▸ Part of a data file:
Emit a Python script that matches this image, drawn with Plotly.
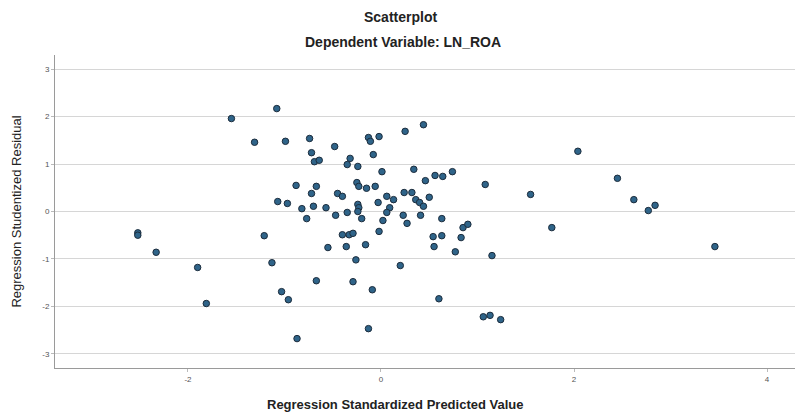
import plotly.graph_objects as go

# Regression standardized predicted value (x) and studentized residual (y)
pred = [-1.08, -1.55, -1.31, -0.99, -0.88, -1.07, -0.97, -0.82, -0.77, -2.52, -2.52, -1.21,
        -2.33, -1.90, -1.13, -1.03, -0.96, -1.81, -0.87,
        -0.74, -0.48, -0.13, -0.11, -0.02, 0.25, 0.44, -0.72, -0.69, -0.64, -0.32, -0.35,
        -0.24, -0.08, 0.01, 0.34, 0.46, 0.56, 0.64, 0.74, 1.08, 1.55,
        -0.67, -0.72, -0.45, -0.40, -0.25, -0.23, -0.15, -0.06, 0.06, 0.13, -0.03, 0.24,
        0.32, 0.36, 0.40, 0.44, 0.50, -0.70, -0.57, -0.24, -0.23, 0.09,
        -0.47, -0.35, -0.24, -0.20, 0.06, 0.02, 0.23, 0.41, 0.27, 0.63, 0.85, 0.90,
        -0.40, -0.33, -0.29, -0.02, 0.54, 0.63, 0.83,
        -0.55, -0.36, -0.16, 0.55, 0.77, 1.15, -0.26, 0.20, -0.67, -0.29, -0.09, 0.60,
        1.06, 1.13, 1.24, -0.13,
        2.04, 2.45, 2.62, 2.84, 2.77, 1.77, 3.46]
resid = [2.17, 1.96, 1.46, 1.48, 0.55, 0.21, 0.17, 0.06, -0.15, -0.45, -0.50, -0.51,
         -0.86, -1.18, -1.08, -1.69, -1.86, -1.94, -2.68,
         1.54, 1.37, 1.56, 1.48, 1.58, 1.69, 1.83, 1.24, 1.05, 1.08, 1.12, 0.99,
         0.95, 1.20, 0.84, 0.89, 0.65, 0.76, 0.74, 0.84, 0.57, 0.36,
         0.53, 0.38, 0.38, 0.32, 0.61, 0.53, 0.49, 0.53, 0.32, 0.25, 0.19, 0.40,
         0.40, 0.25, 0.19, 0.11, 0.30, 0.11, 0.08, 0.15, 0.08, 0.08,
         -0.08, -0.02, 0.00, -0.15, -0.02, -0.19, -0.08, -0.08, -0.25, -0.15, -0.34, -0.27,
         -0.49, -0.49, -0.46, -0.42, -0.53, -0.51, -0.55,
         -0.76, -0.74, -0.70, -0.74, -0.85, -0.93, -1.02, -1.14, -1.46, -1.48, -1.65, -1.84,
         -2.22, -2.19, -2.28, -2.47,
         1.27, 0.70, 0.25, 0.13, 0.02, -0.34, -0.74]

x_ticks = [-2, 0, 2, 4]
y_ticks = [-3, -2, -1, 0, 1, 2, 3]

FONT = "Liberation Sans, Arial, sans-serif"

fig = go.Figure()
fig.add_trace(go.Scatter(
    x=pred, y=resid, mode="markers",
    marker=dict(size=6.5, color="#2f6489", line=dict(color="#1c2c3c", width=1)),
    showlegend=False,
))

fig.update_layout(
    width=795, height=412,
    margin=dict(l=55, r=0, t=55, b=44),
    paper_bgcolor="white", plot_bgcolor="white",
    font=dict(family=FONT, color="#222"),
    annotations=[
        dict(text="<b>Scatterplot</b>", x=(400 - 55) / 740, y=1, xref="paper", yref="paper",
             yanchor="middle", yshift=38, showarrow=False,
             font=dict(size=14, family=FONT, color="#222")),
        dict(text="<b>Dependent Variable: LN_ROA</b>", x=(403 - 55) / 740, y=1,
             xref="paper", yref="paper", yanchor="middle", yshift=13, showarrow=False,
             font=dict(size=14, family=FONT, color="#222")),
        dict(text="<b>Regression Standardized Predicted Value</b>", x=(395 - 55) / 740, y=0,
             xref="paper", yref="paper", yanchor="middle", yshift=-36, showarrow=False,
             font=dict(size=13, family=FONT, color="#222")),
    ],
)

fig.update_xaxes(
    range=[-3.378, 4.29], tickvals=x_ticks, ticktext=[str(v) for v in x_ticks],
    showgrid=False, zeroline=False,
    showline=True, linecolor="#9a9a9a", linewidth=1,
    ticks="outside", ticklen=3, tickcolor="#bbbbbb",
    tickfont=dict(size=8, color="#555", family=FONT),
)
fig.update_yaxes(
    range=[-3.3, 3.3], tickvals=y_ticks, ticktext=[str(v) for v in y_ticks],
    showgrid=True, gridcolor="#d6d6d6", gridwidth=1, zeroline=False,
    showline=True, linecolor="#9a9a9a", linewidth=1,
    ticks="outside", ticklen=3, tickcolor="#bbbbbb",
    tickfont=dict(size=8, color="#555", family=FONT),
    title=dict(text="Regression Studentized Residual",
               font=dict(size=13, family=FONT, color="#222"), standoff=17),
)

fig.write_html("out.html")
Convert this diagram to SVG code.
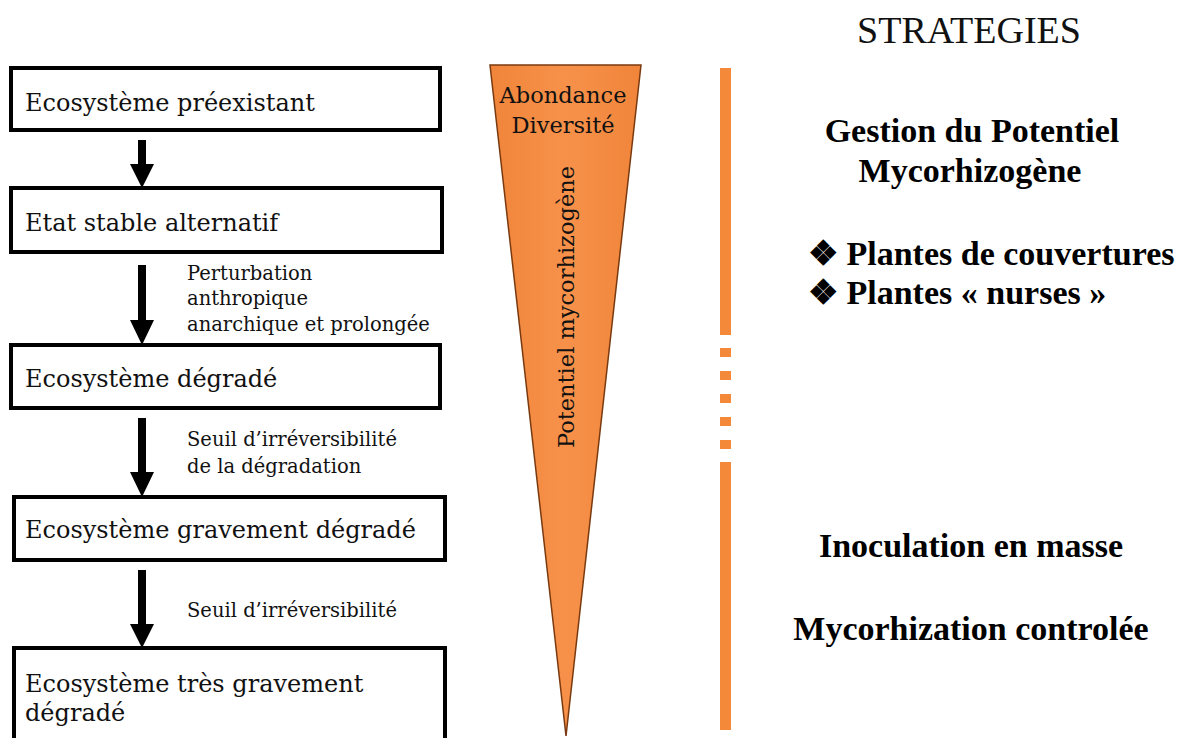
<svg xmlns="http://www.w3.org/2000/svg" width="1182" height="738" viewBox="0 0 1182 738">
<style>
.box{fill:#fff;stroke:#000;stroke-width:4}
.bt{font-family:"DejaVu Serif","Liberation Serif",serif;font-size:24px;fill:#111}
.lb{font-family:"DejaVu Serif","Liberation Serif",serif;font-size:19.5px;fill:#111}
.tt{font-family:"DejaVu Serif","Liberation Serif",serif;font-size:22.5px;fill:#111}
.st{font-family:"Liberation Serif",serif;font-weight:bold;font-size:34px;fill:#000}
.arr{fill:#000}
.og{fill:#F5893A}
</style>
<defs>
<linearGradient id="tg" gradientUnits="userSpaceOnUse" x1="490" y1="0" x2="641" y2="0">
<stop offset="0" stop-color="#F0853A"/>
<stop offset="0.5" stop-color="#F7914A"/>
<stop offset="1" stop-color="#F0853A"/>
</linearGradient>
</defs>
<g id="n1"><rect class="box" x="11" y="68" width="429" height="62"/><text class="bt" x="25" y="111">Ecosystème préexistant</text></g>
<g id="n2"><rect class="box" x="11" y="188" width="431" height="64"/><text class="bt" x="25" y="231">Etat stable alternatif</text></g>
<g id="n3"><rect class="box" x="11" y="345" width="429" height="63"/><text class="bt" x="25" y="387">Ecosystème dégradé</text></g>
<g id="n4"><rect class="box" x="14" y="497" width="431" height="63"/><text class="bt" x="25" y="538">Ecosystème gravement dégradé</text></g>
<g id="n5"><rect class="box" x="14" y="648" width="431" height="100"/><text class="bt" x="25" y="692">Ecosystème très gravement</text><text class="bt" x="25" y="721">dégradé</text></g>
<g id="connectors">
<polygon class="arr" points="138,140 146,140 146,164 154,164 142,188 130,164 138,164"/>
<polygon class="arr" points="138,265 146,265 146,320 154,320 142,345 130,320 138,320"/>
<polygon class="arr" points="138,418 146,418 146,472 154,472 142,497 130,472 138,472"/>
<polygon class="arr" points="138,570 146,570 146,624 154,624 142,648 130,624 138,624"/>
<text class="lb" x="187" y="280">Perturbation</text>
<text class="lb" x="187" y="305">anthropique</text>
<text class="lb" x="187" y="331">anarchique et prolongée</text>
<text class="lb" x="187" y="446">Seuil d’irréversibilité</text>
<text class="lb" x="187" y="473">de la dégradation</text>
<text class="lb" x="187" y="617">Seuil d’irréversibilité</text>
</g>
<g id="triangle">
<polygon points="490,65 641,65 566,736" fill="url(#tg)" stroke="#7a3a10" stroke-width="1.5"/>
<text class="tt" x="563" y="103" text-anchor="middle">Abondance</text>
<text class="tt" x="563" y="133" text-anchor="middle">Diversité</text>
<text class="tt" transform="translate(574,307) rotate(-90)" text-anchor="middle" font-size="24.5">Potentiel mycorhizogène</text>
</g>
<g id="bar">
<rect class="og" x="720" y="68" width="11" height="267"/>
<rect class="og" x="720" y="348" width="11" height="9"/>
<rect class="og" x="720" y="371" width="11" height="9"/>
<rect class="og" x="720" y="394" width="11" height="9"/>
<rect class="og" x="720" y="417" width="11" height="9"/>
<rect class="og" x="720" y="440" width="11" height="9"/>
<rect class="og" x="720" y="462" width="11" height="268"/>
</g>
<g id="strategies">
<text x="969" y="43" text-anchor="middle" font-family="Liberation Serif, serif" font-size="38" fill="#111">STRATEGIES</text>
<text class="st" x="972" y="142" text-anchor="middle">Gestion du Potentiel</text>
<text class="st" x="970" y="182" text-anchor="middle">Mycorhizogène</text>
<text class="st" x="808" y="265">❖ Plantes de couvertures</text>
<text class="st" x="808" y="304">❖ Plantes « nurses »</text>
<text class="st" x="971" y="557" text-anchor="middle">Inoculation en masse</text>
<text class="st" x="971" y="640" text-anchor="middle">Mycorhization controlée</text>
</g>
</svg>
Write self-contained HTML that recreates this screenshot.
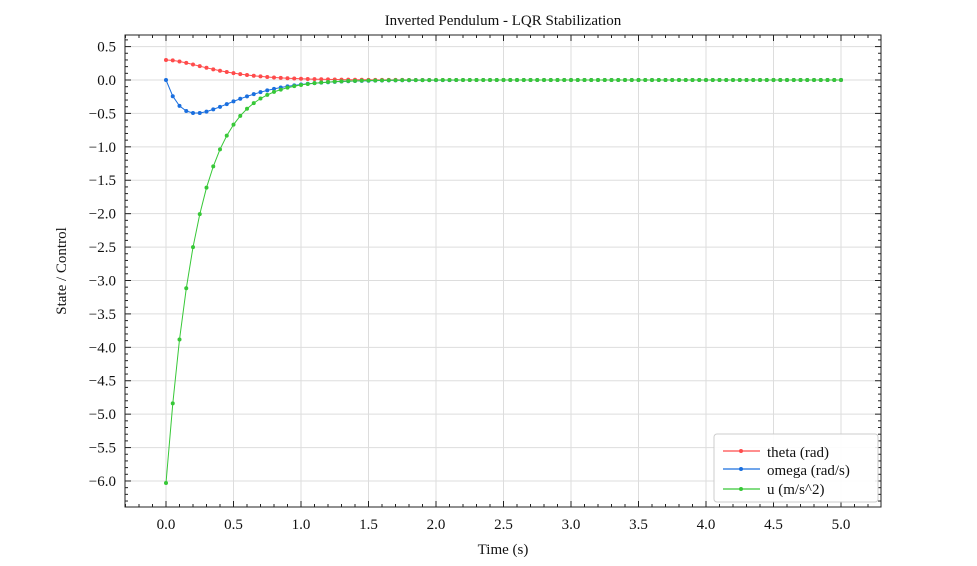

▸ WRITTEN PROBLEM: Give the number of lines in the entries above that include the string "this". No other output is expected.

▸ ANSWER: 3